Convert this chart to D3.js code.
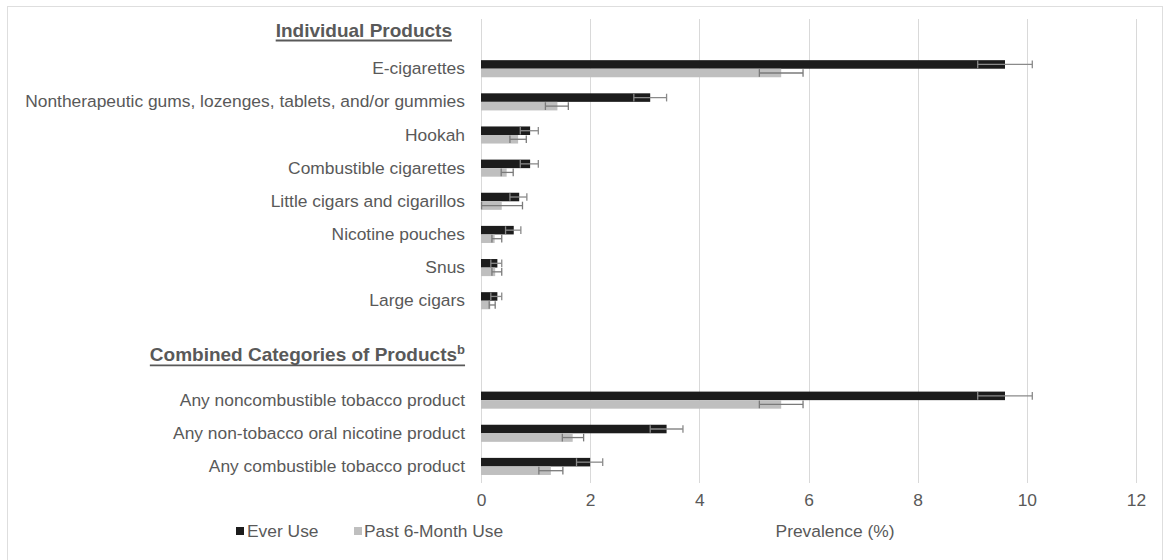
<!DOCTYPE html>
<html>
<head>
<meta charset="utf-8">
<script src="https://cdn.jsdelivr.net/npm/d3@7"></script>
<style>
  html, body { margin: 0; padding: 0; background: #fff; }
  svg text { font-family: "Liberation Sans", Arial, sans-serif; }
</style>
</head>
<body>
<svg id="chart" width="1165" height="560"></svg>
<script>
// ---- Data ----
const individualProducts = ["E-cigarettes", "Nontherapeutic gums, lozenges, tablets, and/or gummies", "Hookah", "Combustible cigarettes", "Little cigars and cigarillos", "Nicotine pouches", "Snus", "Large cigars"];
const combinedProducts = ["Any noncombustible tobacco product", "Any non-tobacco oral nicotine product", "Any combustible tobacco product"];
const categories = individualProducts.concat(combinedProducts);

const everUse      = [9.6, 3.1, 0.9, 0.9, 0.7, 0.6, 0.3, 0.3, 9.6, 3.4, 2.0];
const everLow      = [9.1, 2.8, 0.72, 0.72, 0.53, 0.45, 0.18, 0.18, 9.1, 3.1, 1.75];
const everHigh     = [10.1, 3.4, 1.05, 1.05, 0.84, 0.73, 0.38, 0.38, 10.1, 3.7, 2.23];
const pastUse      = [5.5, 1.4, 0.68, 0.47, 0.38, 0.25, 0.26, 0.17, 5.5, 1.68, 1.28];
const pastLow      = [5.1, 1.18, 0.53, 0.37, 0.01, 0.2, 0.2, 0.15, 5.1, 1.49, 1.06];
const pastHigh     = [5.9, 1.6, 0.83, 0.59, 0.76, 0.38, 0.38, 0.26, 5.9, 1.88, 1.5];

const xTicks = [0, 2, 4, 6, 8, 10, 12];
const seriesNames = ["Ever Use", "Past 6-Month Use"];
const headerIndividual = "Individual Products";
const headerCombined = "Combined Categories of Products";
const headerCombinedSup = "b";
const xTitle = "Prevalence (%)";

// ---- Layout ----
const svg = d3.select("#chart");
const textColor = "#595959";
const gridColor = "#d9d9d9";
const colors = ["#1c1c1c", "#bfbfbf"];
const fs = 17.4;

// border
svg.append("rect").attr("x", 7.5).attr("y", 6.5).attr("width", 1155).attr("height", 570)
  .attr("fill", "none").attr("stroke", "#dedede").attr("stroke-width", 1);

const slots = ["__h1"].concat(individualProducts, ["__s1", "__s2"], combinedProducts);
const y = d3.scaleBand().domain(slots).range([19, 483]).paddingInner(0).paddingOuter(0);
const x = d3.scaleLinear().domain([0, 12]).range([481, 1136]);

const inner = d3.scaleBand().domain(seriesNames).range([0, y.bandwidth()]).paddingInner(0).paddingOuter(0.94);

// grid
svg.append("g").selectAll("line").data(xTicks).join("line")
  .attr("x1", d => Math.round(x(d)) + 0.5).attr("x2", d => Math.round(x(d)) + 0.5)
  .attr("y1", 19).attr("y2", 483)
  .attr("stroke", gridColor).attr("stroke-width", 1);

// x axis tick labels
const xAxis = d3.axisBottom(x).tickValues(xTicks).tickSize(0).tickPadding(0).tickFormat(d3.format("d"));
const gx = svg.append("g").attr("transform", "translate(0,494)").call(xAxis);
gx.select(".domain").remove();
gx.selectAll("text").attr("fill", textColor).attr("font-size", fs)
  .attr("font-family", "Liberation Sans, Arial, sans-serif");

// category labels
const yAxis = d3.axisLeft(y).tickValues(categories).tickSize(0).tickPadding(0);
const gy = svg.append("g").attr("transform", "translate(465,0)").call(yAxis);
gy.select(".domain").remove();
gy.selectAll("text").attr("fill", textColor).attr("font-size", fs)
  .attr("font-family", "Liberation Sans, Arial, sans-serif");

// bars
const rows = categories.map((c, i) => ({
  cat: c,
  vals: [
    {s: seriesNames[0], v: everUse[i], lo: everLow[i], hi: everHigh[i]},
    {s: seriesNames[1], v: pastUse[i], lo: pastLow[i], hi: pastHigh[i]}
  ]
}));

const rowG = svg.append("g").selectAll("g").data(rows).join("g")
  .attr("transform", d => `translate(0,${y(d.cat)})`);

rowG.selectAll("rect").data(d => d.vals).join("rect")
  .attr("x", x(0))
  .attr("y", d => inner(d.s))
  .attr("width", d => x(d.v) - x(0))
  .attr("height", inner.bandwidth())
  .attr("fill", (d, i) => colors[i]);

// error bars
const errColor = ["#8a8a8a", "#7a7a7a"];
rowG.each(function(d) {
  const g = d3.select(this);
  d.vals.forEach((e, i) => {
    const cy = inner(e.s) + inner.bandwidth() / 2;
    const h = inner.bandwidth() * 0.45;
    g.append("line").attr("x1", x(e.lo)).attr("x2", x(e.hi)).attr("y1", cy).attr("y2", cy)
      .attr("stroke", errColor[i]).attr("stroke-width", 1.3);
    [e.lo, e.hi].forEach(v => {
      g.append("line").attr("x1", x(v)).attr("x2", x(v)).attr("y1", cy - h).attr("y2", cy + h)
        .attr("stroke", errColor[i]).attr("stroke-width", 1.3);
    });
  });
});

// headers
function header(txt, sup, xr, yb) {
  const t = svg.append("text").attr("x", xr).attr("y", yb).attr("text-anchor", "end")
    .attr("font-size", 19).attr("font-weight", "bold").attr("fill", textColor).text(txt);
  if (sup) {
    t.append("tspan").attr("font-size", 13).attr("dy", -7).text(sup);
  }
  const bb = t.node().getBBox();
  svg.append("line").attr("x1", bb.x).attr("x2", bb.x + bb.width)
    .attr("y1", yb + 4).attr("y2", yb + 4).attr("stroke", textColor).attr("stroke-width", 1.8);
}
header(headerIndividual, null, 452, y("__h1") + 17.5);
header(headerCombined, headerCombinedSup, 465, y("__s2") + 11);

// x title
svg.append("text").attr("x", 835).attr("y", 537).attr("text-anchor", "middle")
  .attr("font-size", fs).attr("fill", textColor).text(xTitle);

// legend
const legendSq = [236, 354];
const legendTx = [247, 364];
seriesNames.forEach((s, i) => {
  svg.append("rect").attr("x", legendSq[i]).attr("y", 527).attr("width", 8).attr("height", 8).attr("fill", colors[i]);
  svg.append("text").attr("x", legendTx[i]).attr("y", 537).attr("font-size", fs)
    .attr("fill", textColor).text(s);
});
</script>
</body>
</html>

§

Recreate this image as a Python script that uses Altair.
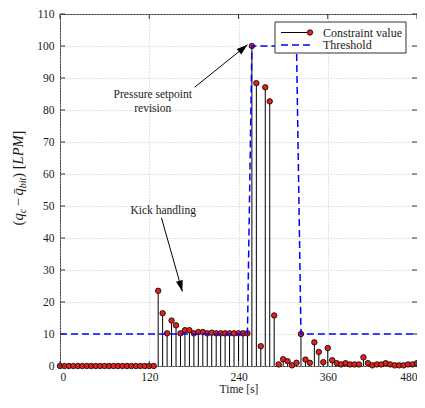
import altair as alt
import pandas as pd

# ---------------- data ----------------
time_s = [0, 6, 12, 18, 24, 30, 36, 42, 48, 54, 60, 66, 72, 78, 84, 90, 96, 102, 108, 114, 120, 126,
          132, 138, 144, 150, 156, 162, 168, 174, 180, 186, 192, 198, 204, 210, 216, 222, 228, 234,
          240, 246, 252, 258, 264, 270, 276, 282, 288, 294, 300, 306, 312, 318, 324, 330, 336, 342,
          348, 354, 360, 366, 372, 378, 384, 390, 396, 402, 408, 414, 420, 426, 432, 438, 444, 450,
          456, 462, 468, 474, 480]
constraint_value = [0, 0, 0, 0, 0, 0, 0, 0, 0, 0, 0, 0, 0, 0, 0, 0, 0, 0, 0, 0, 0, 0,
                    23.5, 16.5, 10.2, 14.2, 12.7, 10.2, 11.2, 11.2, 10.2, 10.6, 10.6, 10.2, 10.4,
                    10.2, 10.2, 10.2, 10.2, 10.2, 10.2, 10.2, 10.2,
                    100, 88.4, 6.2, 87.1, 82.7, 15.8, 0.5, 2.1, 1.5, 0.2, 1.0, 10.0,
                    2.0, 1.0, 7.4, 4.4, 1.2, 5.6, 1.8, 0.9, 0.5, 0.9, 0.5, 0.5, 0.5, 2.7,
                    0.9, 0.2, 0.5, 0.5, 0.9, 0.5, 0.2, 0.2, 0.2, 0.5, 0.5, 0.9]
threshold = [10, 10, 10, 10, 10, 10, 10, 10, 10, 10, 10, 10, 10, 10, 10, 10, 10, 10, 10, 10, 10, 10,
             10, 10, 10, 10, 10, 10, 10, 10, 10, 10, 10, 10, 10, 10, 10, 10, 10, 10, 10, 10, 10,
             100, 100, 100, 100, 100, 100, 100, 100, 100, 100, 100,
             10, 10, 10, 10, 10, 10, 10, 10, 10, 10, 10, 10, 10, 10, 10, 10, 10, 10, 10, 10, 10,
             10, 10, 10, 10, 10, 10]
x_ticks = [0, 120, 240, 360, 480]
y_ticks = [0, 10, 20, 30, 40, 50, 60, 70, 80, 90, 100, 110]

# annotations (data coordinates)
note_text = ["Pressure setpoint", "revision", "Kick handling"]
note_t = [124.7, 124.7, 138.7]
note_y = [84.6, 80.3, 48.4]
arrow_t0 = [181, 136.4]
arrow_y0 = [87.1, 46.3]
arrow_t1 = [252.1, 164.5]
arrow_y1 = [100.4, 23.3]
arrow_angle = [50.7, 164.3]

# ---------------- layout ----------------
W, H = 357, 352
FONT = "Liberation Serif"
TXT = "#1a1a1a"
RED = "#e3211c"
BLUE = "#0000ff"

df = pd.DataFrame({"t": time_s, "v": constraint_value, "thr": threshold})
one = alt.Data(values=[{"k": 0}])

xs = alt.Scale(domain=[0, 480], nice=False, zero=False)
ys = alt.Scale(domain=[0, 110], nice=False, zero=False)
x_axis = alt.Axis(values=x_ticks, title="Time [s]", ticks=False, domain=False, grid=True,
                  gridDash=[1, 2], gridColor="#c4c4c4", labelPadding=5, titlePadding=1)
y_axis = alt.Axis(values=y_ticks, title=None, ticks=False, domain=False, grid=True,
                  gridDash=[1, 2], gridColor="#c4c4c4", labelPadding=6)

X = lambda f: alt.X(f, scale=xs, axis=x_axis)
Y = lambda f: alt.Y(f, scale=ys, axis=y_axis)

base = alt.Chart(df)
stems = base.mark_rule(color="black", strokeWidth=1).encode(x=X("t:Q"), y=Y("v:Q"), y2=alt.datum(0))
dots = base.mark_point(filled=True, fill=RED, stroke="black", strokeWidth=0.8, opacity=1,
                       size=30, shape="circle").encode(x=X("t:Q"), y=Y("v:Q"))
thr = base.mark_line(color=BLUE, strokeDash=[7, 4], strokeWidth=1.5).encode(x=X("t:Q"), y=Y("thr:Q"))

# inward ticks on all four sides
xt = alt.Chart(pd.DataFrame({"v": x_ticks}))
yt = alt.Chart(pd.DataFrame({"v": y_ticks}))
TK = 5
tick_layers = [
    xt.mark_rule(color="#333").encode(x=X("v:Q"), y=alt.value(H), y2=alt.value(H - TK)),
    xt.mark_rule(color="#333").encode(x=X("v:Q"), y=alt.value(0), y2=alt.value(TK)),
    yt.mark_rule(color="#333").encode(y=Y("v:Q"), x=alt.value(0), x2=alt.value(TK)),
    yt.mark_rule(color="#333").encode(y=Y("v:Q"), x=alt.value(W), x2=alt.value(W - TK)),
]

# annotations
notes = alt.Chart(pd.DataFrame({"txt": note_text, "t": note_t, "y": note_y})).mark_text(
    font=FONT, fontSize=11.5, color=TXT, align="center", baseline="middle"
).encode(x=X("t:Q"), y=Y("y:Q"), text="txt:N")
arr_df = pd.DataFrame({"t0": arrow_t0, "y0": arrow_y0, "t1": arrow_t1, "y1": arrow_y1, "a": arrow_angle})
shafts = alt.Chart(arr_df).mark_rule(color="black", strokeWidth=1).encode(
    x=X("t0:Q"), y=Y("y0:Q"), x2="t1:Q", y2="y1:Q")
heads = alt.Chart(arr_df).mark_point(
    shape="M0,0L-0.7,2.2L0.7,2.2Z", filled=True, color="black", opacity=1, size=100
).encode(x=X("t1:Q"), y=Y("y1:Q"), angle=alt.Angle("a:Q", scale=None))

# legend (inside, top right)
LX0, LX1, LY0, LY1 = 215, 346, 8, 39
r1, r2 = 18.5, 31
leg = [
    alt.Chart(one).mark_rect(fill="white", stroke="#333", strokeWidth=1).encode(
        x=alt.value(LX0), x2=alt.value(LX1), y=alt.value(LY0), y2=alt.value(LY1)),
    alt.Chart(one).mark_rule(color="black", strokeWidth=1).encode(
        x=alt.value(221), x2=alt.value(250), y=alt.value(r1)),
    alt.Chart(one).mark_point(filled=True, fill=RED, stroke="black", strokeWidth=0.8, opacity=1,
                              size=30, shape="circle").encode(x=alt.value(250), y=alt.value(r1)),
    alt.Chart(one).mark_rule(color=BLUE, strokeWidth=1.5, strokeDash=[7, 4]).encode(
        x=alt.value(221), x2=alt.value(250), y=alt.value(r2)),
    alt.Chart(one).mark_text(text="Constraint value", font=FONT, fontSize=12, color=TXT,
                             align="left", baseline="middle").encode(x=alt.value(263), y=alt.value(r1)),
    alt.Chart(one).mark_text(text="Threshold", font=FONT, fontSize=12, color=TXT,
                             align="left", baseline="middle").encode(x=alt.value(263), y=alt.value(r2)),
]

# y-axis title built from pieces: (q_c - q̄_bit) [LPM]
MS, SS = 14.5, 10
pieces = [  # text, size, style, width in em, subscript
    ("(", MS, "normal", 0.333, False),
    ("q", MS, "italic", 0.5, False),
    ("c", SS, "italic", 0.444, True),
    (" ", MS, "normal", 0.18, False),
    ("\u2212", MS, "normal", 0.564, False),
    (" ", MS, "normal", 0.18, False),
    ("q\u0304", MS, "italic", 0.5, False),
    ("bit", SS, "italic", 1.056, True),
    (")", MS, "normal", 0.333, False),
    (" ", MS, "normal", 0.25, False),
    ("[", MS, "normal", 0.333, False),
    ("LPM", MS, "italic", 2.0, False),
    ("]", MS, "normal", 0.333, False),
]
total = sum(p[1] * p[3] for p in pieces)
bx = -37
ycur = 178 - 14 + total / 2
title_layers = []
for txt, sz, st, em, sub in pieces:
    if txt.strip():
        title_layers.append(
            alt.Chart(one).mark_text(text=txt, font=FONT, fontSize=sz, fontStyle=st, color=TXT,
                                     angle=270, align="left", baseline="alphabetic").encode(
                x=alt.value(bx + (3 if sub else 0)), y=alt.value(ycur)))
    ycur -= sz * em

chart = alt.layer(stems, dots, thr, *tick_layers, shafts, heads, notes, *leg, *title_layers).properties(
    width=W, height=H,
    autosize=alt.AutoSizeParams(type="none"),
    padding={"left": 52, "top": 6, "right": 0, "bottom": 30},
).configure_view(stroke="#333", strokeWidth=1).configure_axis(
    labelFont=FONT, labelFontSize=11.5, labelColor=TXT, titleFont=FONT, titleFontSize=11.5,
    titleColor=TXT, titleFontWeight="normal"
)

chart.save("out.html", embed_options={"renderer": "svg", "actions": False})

§

_Exercise requirements_.
Leaving out all pictures, set down exactly the lines of the material above, from the line with "Recreate this image" to the line with "import pandas as pd" inclusive, and no others.

_Task answer_.
Recreate this image as a Python script that uses Altair.
import altair as alt
import pandas as pd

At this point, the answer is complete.